Светлый фон

Уильсон находил множество способов поквитаться со мной. И один из них вызывал у меня особенное беспокойство. Как он догадался, что столь незначительная вещь так сильно досаждает мне – вопрос, ответа на который мне не найти никогда, но, однажды узнав об этом, он при каждом удобном случае стремился уколоть меня побольнее. Дело в том, что я всегда питал отвращение к своей неблагородной фамилии и своему столь распространенному, если не сказать плебейскому praenomen[102]. Это для ушей моих было ядом, и когда в день моего приезда в училище туда приехал второй Уильям Уильсон, я сразу невзлюбил его за то, что у него такое же имя, которое начал вдвойне ненавидеть за то, что его носит кто-то еще, из-за кого мне придется слышать его в два раза чаще, кто постоянно будет находиться рядом со мной и чьи поступки в повседневной рутине школьной жизни будут наверняка путать с моими.

Так мое недовольство, возникнув однажды, стало набирать силу с каждым происшествием или обстоятельством, которое хоть как-то указывало на сходство, внутреннее или внешнее, между моим соперником и мною. Тогда я еще не знал, что у нас совпадал и возраст, но видел, что мы с ним одного роста, поразительно похожи друг на друга фигурами и чертами лица. К тому же меня ужасно раздражало то, что среди старшеклассников прошел слух, якобы мы родственники. Короче говоря, ничто не могло причинить мне большего беспокойства (хоть я и делал все, чтобы никто о нем не узнал), чем любое замечание о сходстве наших мыслей, наружности или положения. Но на самом деле, у меня не было никаких причин полагать, что наше сходство стало предметом обсуждения или вообще замечено кем-то из учеников. То, что он видел его во всей полноте проявлений, и это трогало его так же, как меня, не вызывает сомнений, но то, что он оказался так изобретателен на разного рода колкости и насмешки в мой адрес, как я уже говорил, можно объяснить исключительно его недюжинной проницательностью.
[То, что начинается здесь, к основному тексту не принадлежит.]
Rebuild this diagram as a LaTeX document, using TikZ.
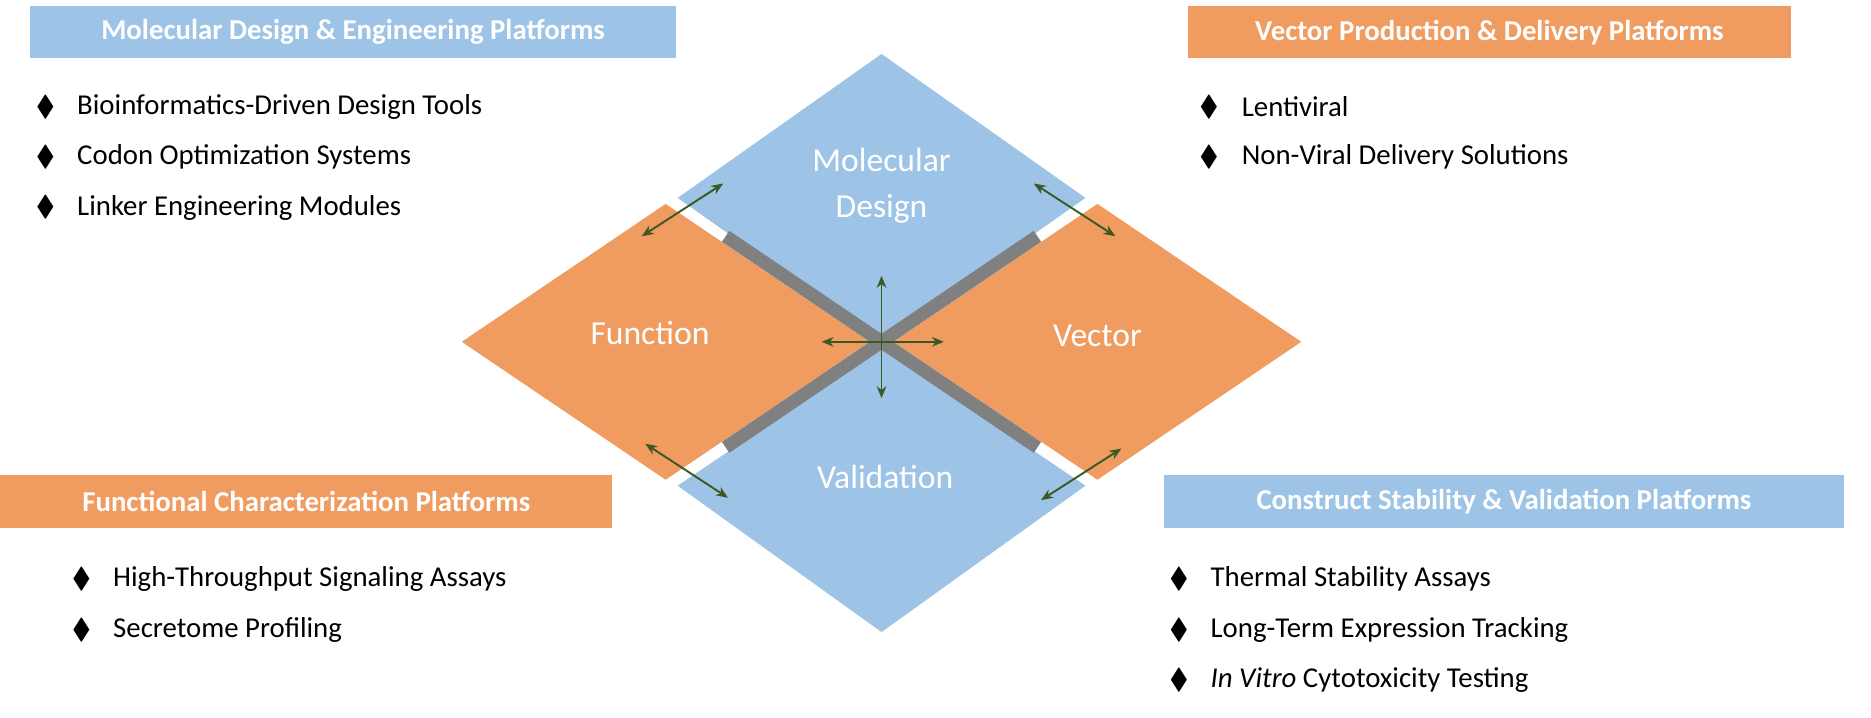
\documentclass[tikz,border=0pt]{standalone}
\usepackage{amssymb}
\usepackage{fontspec}
\setmainfont{Carlito}
\usetikzlibrary{arrows.meta}
\definecolor{dblue}{HTML}{9DC3E6}
\definecolor{dorange}{HTML}{F09C60}
\definecolor{dgreen}{HTML}{3A5A24}
\begin{document}
\begin{tikzpicture}[x=0.5pt,y=-0.5pt,
  lbl/.style={text=white,font=\fontsize{14}{17}\selectfont,align=center},
  hdr/.style={fill=#1,text=white,font=\bfseries\fontsize{12}{14}\selectfont,anchor=north west,inner sep=0pt},
  item/.style={anchor=west,font=\fontsize{12}{14}\selectfont,inner sep=0pt},
  bul/.style={font=\fontsize{12}{14}\selectfont,inner sep=0pt},
  garr/.style={dgreen,line width=0.8pt,{Stealth[length=5pt,width=4pt]}-{Stealth[length=5pt,width=4pt]}},
  bar/.style={draw=gray,line width=5.5pt}]
\useasboundingbox (0,0) rectangle (1560,598);
% diamonds
\fill[dblue] (735,45) -- (905,165) -- (735,285) -- (565,165) -- cycle;
\fill[dblue] (735,290) -- (905,405) -- (735,527) -- (565,405) -- cycle;
\fill[dorange] (555,170) -- (725,285) -- (555,400) -- (385,285) -- cycle;
\fill[dorange] (915,170) -- (1085,285) -- (915,400) -- (745,285) -- cycle;
% gray bars
\draw[bar] (605,197) -- (865,373);
\draw[bar] (605,373) -- (865,197);
% labels
\node[lbl] (md) at (735,155) {Molecular\\[2pt]Design};
\node[lbl] (fn) at (542,278) {Function};
\node[lbl] (vc) at (915,280) {Vector};
\node[lbl] (vl) at (738,398) {Validation};
% arrows
\coordinate (c1) at (735,230); \coordinate (c2) at (735,332);
\coordinate (c3) at (685,285); \coordinate (c4) at (787,285);
\draw[garr] (c1) -- (c2);
\draw[garr] (c3) -- (c4);
\coordinate (a1) at (535,197); \coordinate (a2) at (603,153);
\coordinate (b1) at (862,153); \coordinate (b2) at (930,197);
\coordinate (d1) at (538,370); \coordinate (d2) at (607,415);
\coordinate (e1) at (935,374); \coordinate (e2) at (868,417);
\draw[garr] (a1) -- (a2);
\draw[garr] (b1) -- (b2);
\draw[garr] (d1) -- (d2);
\draw[garr] (e1) -- (e2);
% headers
\node[hdr=dblue,minimum width=269pt,minimum height=21.5pt] (h1) at (25,5) {Molecular Design \& Engineering Platforms};
\node[hdr=dorange,minimum width=251.5pt,minimum height=21.5pt] (h2) at (990,5) {Vector Production \& Delivery Platforms};
\node[hdr=dorange,minimum width=255pt,minimum height=22pt] (h3) at (0,396) {Functional Characterization Platforms};
\node[hdr=dblue,minimum width=283.5pt,minimum height=22pt] (h4) at (970,396) {Construct Stability \& Validation Platforms};
% bullets
\foreach \y/\t [count=\i] in {89/Bioinformatics-Driven Design Tools,131/Codon Optimization Systems,173/Linker Engineering Modules}{
  \node[bul] (p\i) at (38,\y) {$\blacklozenge$};
  \node[item] (q\i) at (64,\y) {\t};}
\foreach \y/\t [count=\i] in {89/Lentiviral/AAV Packaging Systems,131/Non-Viral Delivery Solutions}{
  \node[bul] (r\i) at (1008,\y) {$\blacklozenge$};
  \node[item] (s\i) at (1035,\y) {\t};}
\foreach \y/\t [count=\i] in {483/High-Throughput Signaling Assays,525/Secretome Profiling}{
  \node[bul] (u\i) at (68,\y) {$\blacklozenge$};
  \node[item] (v\i) at (94,\y) {\t};}
\foreach \y/\t [count=\i] in {483/Thermal Stability Assays,525/Long-Term Expression Tracking,567/{\itshape In Vitro} Cytotoxicity Testing}{
  \node[bul] (w\i) at (983,\y) {$\blacklozenge$};
  \node[item] (z\i) at (1009,\y) {\t};}
\end{tikzpicture}
\end{document}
Задавшись целью подражать мне во всем, и в речах, и в поступках, он добился в этом совершенства. Одеваться, как я, выработать мою походку и манеру держаться ему не составило труда; несмотря на его болезнь, он научился подражать даже моему голосу. Его силу и громкость он, разумеется, и не пытался воспроизвести, но интонации были неотличимы. Его странный шепот звучал моим эхом.
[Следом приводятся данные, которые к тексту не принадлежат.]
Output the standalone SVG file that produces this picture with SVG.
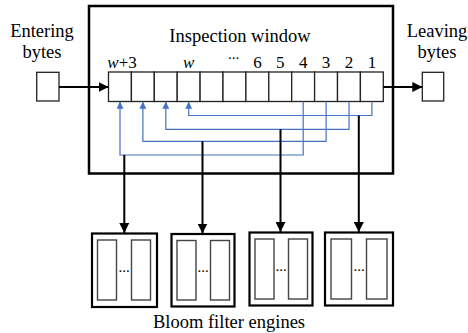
<svg xmlns="http://www.w3.org/2000/svg" width="468" height="333" viewBox="0 0 468 333" font-family="'Liberation Serif', 'DejaVu Serif', serif">
  <defs>
    <marker id="arrBlack" viewBox="0 0 10 10" refX="10" refY="5" markerWidth="10" markerHeight="10" markerUnits="userSpaceOnUse" orient="auto">
      <path d="M0,0 L10,5 L0,10 z" fill="#000"/>
    </marker>
    <marker id="arrBlue" viewBox="0 0 10 10" refX="10" refY="5" markerWidth="8" markerHeight="7" markerUnits="userSpaceOnUse" orient="auto">
      <path d="M0,0 L10,5 L0,10 z" fill="#4472C4"/>
    </marker>
  </defs>
  <style>
    text { fill: #000; }
    .lbl { font-size: 18.5px; text-anchor: middle; }
    .num { font-size: 17px; text-anchor: middle; }
    .dots { font-size: 15px; text-anchor: middle; }
    .frame { fill: #fff; stroke: #000; stroke-width: 2.5; }
    .cell { fill: #fff; stroke: #222; stroke-width: 1.3; }
    .byte { fill: #fff; stroke: #222; stroke-width: 1.3; }
    .eng { fill: #fff; stroke: #000; stroke-width: 2.2; }
    .bank { fill: #fff; stroke: #444; stroke-width: 1.4; }
    .blue { fill: none; stroke: #4472C4; stroke-width: 1.2; }
    .blk { fill: none; stroke: #000; stroke-width: 2; }
  </style>

  <rect x="0" y="0" width="468" height="333" fill="#fff"/>

  <!-- inspection window frame -->
  <g id="window">
    <rect class="frame" x="89" y="6" width="304" height="167.5"/>
    <text class="lbl" x="240" y="41.5">Inspection window</text>
  </g>

  <!-- byte cells -->
  <g id="cells">
    <rect class="cell" x="108.5" y="72" width="22.9" height="29.5"/>
    <rect class="cell" x="131.4" y="72" width="22.9" height="29.5"/>
    <rect class="cell" x="154.3" y="72" width="22.9" height="29.5"/>
    <rect class="cell" x="177.2" y="72" width="22.9" height="29.5"/>
    <rect class="cell" x="200.1" y="72" width="22.9" height="29.5"/>
    <rect class="cell" x="223.0" y="72" width="22.9" height="29.5"/>
    <rect class="cell" x="245.9" y="72" width="22.9" height="29.5"/>
    <rect class="cell" x="268.8" y="72" width="22.9" height="29.5"/>
    <rect class="cell" x="291.7" y="72" width="22.9" height="29.5"/>
    <rect class="cell" x="314.6" y="72" width="22.9" height="29.5"/>
    <rect class="cell" x="337.5" y="72" width="22.9" height="29.5"/>
    <rect class="cell" x="360.4" y="72" width="22.9" height="29.5"/>
    <text class="num" x="122" y="67.5"><tspan font-style="italic">w</tspan>+3</text>
    <text class="num" x="188.7" y="67.5" font-style="italic">w</text>
    <text class="dots" x="233.5" y="59">...</text>
    <text class="num" x="257.4" y="67.5">6</text>
    <text class="num" x="280.3" y="67.5">5</text>
    <text class="num" x="303.2" y="67.5">4</text>
    <text class="num" x="326.1" y="67.5">3</text>
    <text class="num" x="349" y="67.5">2</text>
    <text class="num" x="371.9" y="67.5">1</text>
  </g>

  <!-- entering / leaving bytes -->
  <g id="entering">
    <text class="lbl" x="42" y="37.3">Entering</text>
    <text class="lbl" x="42" y="57.5">bytes</text>
    <rect class="byte" x="36.7" y="72.3" width="22.3" height="28.7"/>
  </g>
  <g id="leaving">
    <text class="lbl" x="437" y="37.3">Leaving</text>
    <text class="lbl" x="437" y="57.5">bytes</text>
    <rect class="byte" x="422.3" y="72.3" width="21.4" height="28.7"/>
  </g>

  <!-- Bloom filter engines -->
  <g id="engine1">
    <rect class="eng" x="92" y="233.5" width="65" height="73.5"/>
    <rect class="bank" x="97.5" y="240" width="19" height="60"/>
    <rect class="bank" x="131.5" y="240" width="19" height="60"/>
    <text class="dots" x="124" y="272">...</text>
  </g>
  <g id="engine2">
    <rect class="eng" x="171.5" y="234" width="63" height="72.5"/>
    <rect class="bank" x="177" y="240.5" width="19" height="59.5"/>
    <rect class="bank" x="210.5" y="240.5" width="19" height="59.5"/>
    <text class="dots" x="203.2" y="272">...</text>
  </g>
  <g id="engine3">
    <rect class="eng" x="249.5" y="232.5" width="63" height="73"/>
    <rect class="bank" x="255" y="239" width="19" height="60"/>
    <rect class="bank" x="288.5" y="239" width="19" height="60"/>
    <text class="dots" x="281.2" y="271">...</text>
  </g>
  <g id="engine4">
    <rect class="eng" x="325" y="232.5" width="68" height="73"/>
    <rect class="bank" x="331" y="239" width="20.5" height="60"/>
    <rect class="bank" x="366.5" y="239" width="20.5" height="60"/>
    <text class="dots" x="359" y="271">...</text>
  </g>
  <text class="lbl" x="229" y="327.5">Bloom filter engines</text>

  <!-- connectors -->
  <g id="connectors">
    <line class="blk" x1="59" y1="87" x2="108.5" y2="87" marker-end="url(#arrBlack)"/>
    <line class="blk" x1="383.3" y1="87" x2="422.3" y2="87" marker-end="url(#arrBlack)"/>

    <polyline class="blue" points="303.2,101.5 303.2,155 120,155 120,101.8" marker-end="url(#arrBlue)"/>
    <polyline class="blue" points="326.1,101.5 326.1,141.3 142.9,141.3 142.9,101.8" marker-end="url(#arrBlue)"/>
    <polyline class="blue" points="349,101.5 349,129.3 165.8,129.3 165.8,101.8" marker-end="url(#arrBlue)"/>
    <polyline class="blue" points="371.9,101.5 371.9,115.5 188.7,115.5 188.7,101.8" marker-end="url(#arrBlue)"/>

    <line class="blk" x1="124.3" y1="155" x2="124.3" y2="233" marker-end="url(#arrBlack)"/>
    <line class="blk" x1="202.5" y1="141.3" x2="202.5" y2="233.5" marker-end="url(#arrBlack)"/>
    <line class="blk" x1="280.5" y1="129.3" x2="280.5" y2="232" marker-end="url(#arrBlack)"/>
    <line class="blk" x1="358.8" y1="115.5" x2="358.8" y2="232" marker-end="url(#arrBlack)"/>
  </g>
</svg>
Как изводил меня этот совершеннейший портрет (неправильно было бы назвать это карикатурой), я даже не смогу описать. Утешало меня только одно: эту подделку замечал лишь я один, и мне приходилось мириться только с многозначительными и непонятными для меня насмешливыми улыбками моего тезки. Добившись своего, вонзив в очередной раз жало мне в душу, он как будто удовлетворялся этим и был совершенно равнодушен к той славе среди однокашников, которую могли принести ему эти остроумные проделки. Почему никто в школе не замечал его коварства, не осознавал его действий и не разделял с ним радости, много беспокойных месяцев оставалось для меня неразрешимой загадкой. Возможно, то, что он проделывал все это постепенно, позволяло многого не замечать, или же (что вероятнее) своей безопасностью я был обязан его мастерству, когда пренебрегают буквой (которую только и замечает недалекий зритель), полностью передавая дух оригинала, что замечал только я и что досаждало только мне.